Die Beschäftigung mit der Mythenforschung des Baslers Johann Jakob Bachofen (1815–1887) regten Bissier zum Experiment mit der elementaren Symbolik von universellen Gegensätzen an, beispielsweise jener von Leben und Tod, von Mann und Frau, von Schutz und Bedrohung. Gleichzeitig befasste sich Bissier mit chinesischer Kalligraphie und der Lehre der Zen-Maler, die er nicht als Gegensatz oder Alternative zur europäischen Tradition betrachtete. Vielmehr suchte er das festzuhalten, was der europäisch geprägten Mystik und der japanischen Zen-Philosophie gemeinsam war. So übte er sich etwa, in der Manier des „geizigen Pinsels“ zu zeichnen und reduzierte die Bewegung der Hand auf minimale Gesten.
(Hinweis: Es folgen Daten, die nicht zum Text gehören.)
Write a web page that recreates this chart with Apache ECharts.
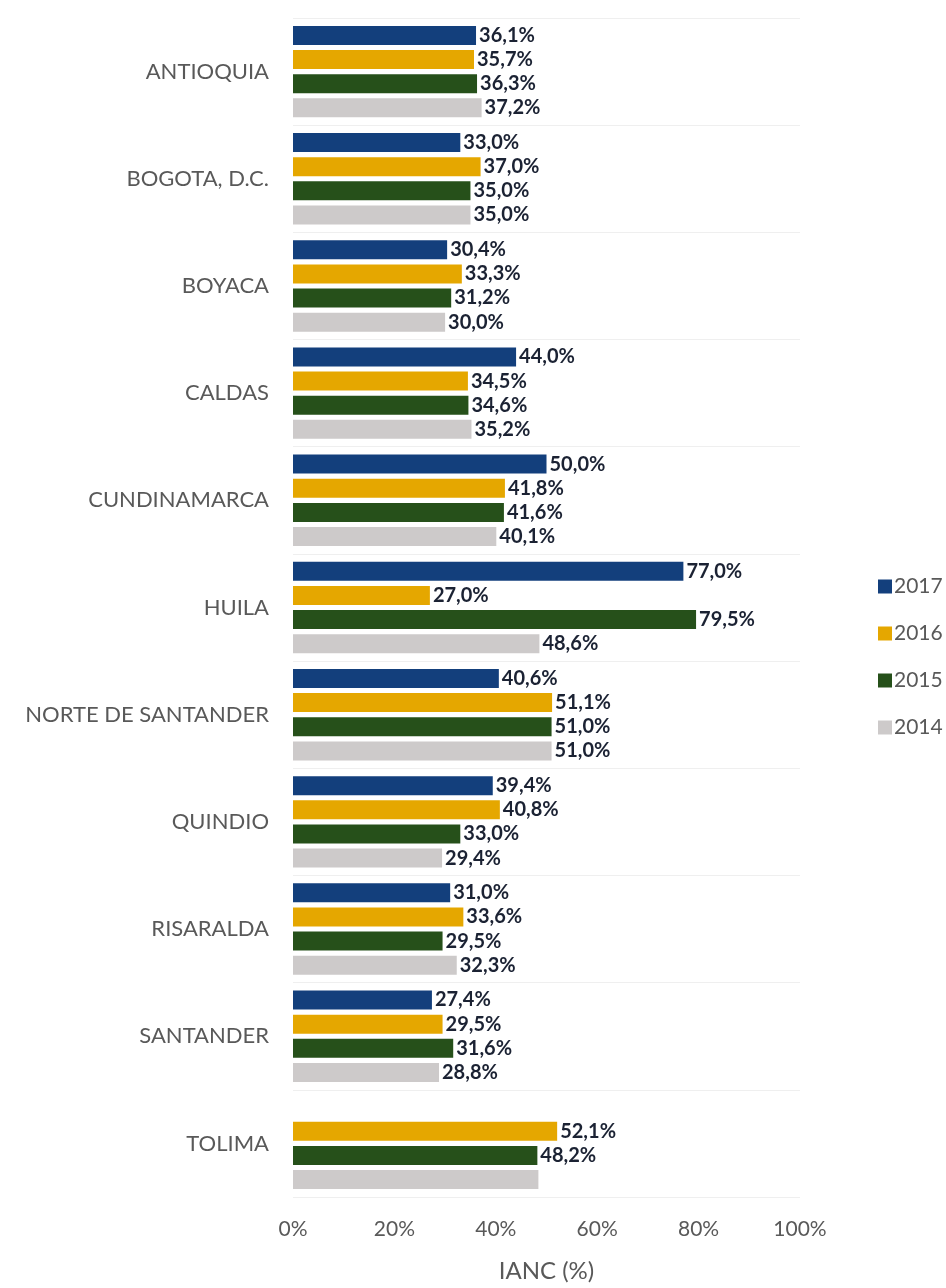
<!DOCTYPE html>
<html>
<head>
<meta charset="utf-8">
<script src="https://cdn.jsdelivr.net/npm/echarts@6/dist/echarts.min.js"></script>
<style>
  html, body { margin: 0; padding: 0; background: #fff; }
  #chart { width: 946px; height: 1288px; }
</style>
</head>
<body>
<div id="chart"></div>
<script>
const categories = ['ANTIOQUIA', 'BOGOTA, D.C.', 'BOYACA', 'CALDAS', 'CUNDINAMARCA', 'HUILA',
  'NORTE DE SANTANDER', 'QUINDIO', 'RISARALDA', 'SANTANDER', 'TOLIMA'];
const years = ['2017', '2016', '2015', '2014'];
const v2017 = [36.1, 33.0, 30.4, 44.0, 50.0, 77.0, 40.6, 39.4, 31.0, 27.4, null];
const v2016 = [35.7, 37.0, 33.3, 34.5, 41.8, 27.0, 51.1, 40.8, 33.6, 29.5, 52.1];
const v2015 = [36.3, 35.0, 31.2, 34.6, 41.6, 79.5, 51.0, 33.0, 29.5, 31.6, 48.2];
const v2014 = [37.2, 35.0, 30.0, 35.2, 40.1, 48.6, 51.0, 29.4, 32.3, 28.8, 48.4];
// Tolima 2014 has no label in the original
const hiddenLabels = { '2014': [10] };
const xTicks = [0, 20, 40, 60, 80, 100];

const colors = ['#133f7c', '#e5a700', '#26501a', '#cdcaca'];
const values = [v2017, v2016, v2015, v2014];

const chart = echarts.init(document.getElementById('chart'));

const series = years.map((y, i) => ({
  name: y,
  type: 'bar',
  barWidth: 19,
  barGap: '27%',
  itemStyle: { color: colors[i] },
  data: values[i].map((v, j) => {
    const hide = (hiddenLabels[y] || []).includes(j);
    return v == null ? '-' : { value: v, label: { show: !hide } };
  }),
  label: {
    show: true,
    position: 'right',
    distance: 3,
    color: '#1b2233',
    fontFamily: 'Lato',
    fontWeight: 'bold',
    fontSize: 20,
    formatter: p => p.value.toFixed(1).replace('.', ',') + '%'
  }
}));

chart.setOption({
  animation: false,
  legend: {
    orient: 'vertical',
    left: 873,
    top: 571,
    itemWidth: 14,
    itemHeight: 14,
    itemGap: 26,
    icon: 'rect',
    textStyle: { color: '#595959', fontFamily: 'Lato', fontSize: 21, padding: [0, 0, 0, -3] },
    data: years
  },
  grid: { left: 293, right: 146, top: 18, bottom: 88 },
  xAxis: {
    type: 'value',
    min: 0,
    max: 100,
    interval: 20,
    name: 'IANC (%)',
    nameLocation: 'middle',
    nameGap: 62,
    nameTextStyle: { color: '#595959', fontFamily: 'Lato', fontSize: 24 },
    axisLabel: {
      color: '#595959', fontFamily: 'Lato', fontSize: 21, margin: 22,
      formatter: v => xTicks.includes(v) ? v + '%' : ''
    },
    axisLine: { show: false },
    axisTick: { show: false },
    splitLine: { show: false }
  },
  yAxis: {
    type: 'category',
    inverse: true,
    data: categories,
    axisLabel: { color: '#595959', fontFamily: 'Lato', fontSize: 22, margin: 24 },
    axisLine: { show: false },
    axisTick: { show: false },
    splitLine: { show: true, lineStyle: { color: '#efefef', width: 1 } }
  },
  series: series
});

window.addEventListener('resize', () => chart.resize());
</script>
</body>
</html>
Der Künstler wollte seine Tuschezeichnungen allerdings nicht als chinesisch verstanden wissen, und so entfernte er sich im Verlaufe der Zeit von den an asiatische Kalligraphie erinnernden Gebilden und bewegte den mit Tusche getränkten Pinsel zunehmend freier über das Papier.

Immer wieder durchbrach er auch die strenge Reduktion der Tuschezeichnungen auf den Gegensatz von Schwarz und Weiss. Von 1947 bis 1954 entstanden Monotypien*) und anschliessend während zwei Jahren sogenannte „Miniaturen“ in Tempera sowie Aquarelle. Als christlich geprägter Künstler konnte er der Sinnlichkeit der Farbe nicht auf Dauer widerstehen. In diesen farbigen Werken nahm Bissier neben den früher in den Tuschen entwickelten Zeichen (z. B. für Männlich/Weiblich oder Tod/Ge­burt) auch konkretere Symbole auf wie Pfeile, Kreise, Quadrate, Muscheln, Früchte und Samen.

1939 liess sich Bissier in Hagnau am Bodensee nieder. 1961 zog er nach Ascona, wo er vier Jahre später verstorben ist. Das Kupferstichkabinett Basel konnte 1982 eine grosszügige Schenkung von Lisbeth Bissier, der Witwe des Künstlers, aus dem Nach­lass entgegennehmen. Sie beinhaltete Zeichnungen, Monotypien und nahezu das gesamte druckgraphische Werk.

(*) Monotypie: Statt auf Papier zeichnet oder malt der Künstler auf eine Glas-, Acryl- oder Metallplatte. Solange die Farbe noch feucht ist, wird sie mit Hilfe einer Presse oder Handabreibung auf ein Platt Papier gedruckt. Es entsteht nur ein einziger Abzug, da für einen zweiten zu wenig Farbmaterial auf der Platte zurück bleibt.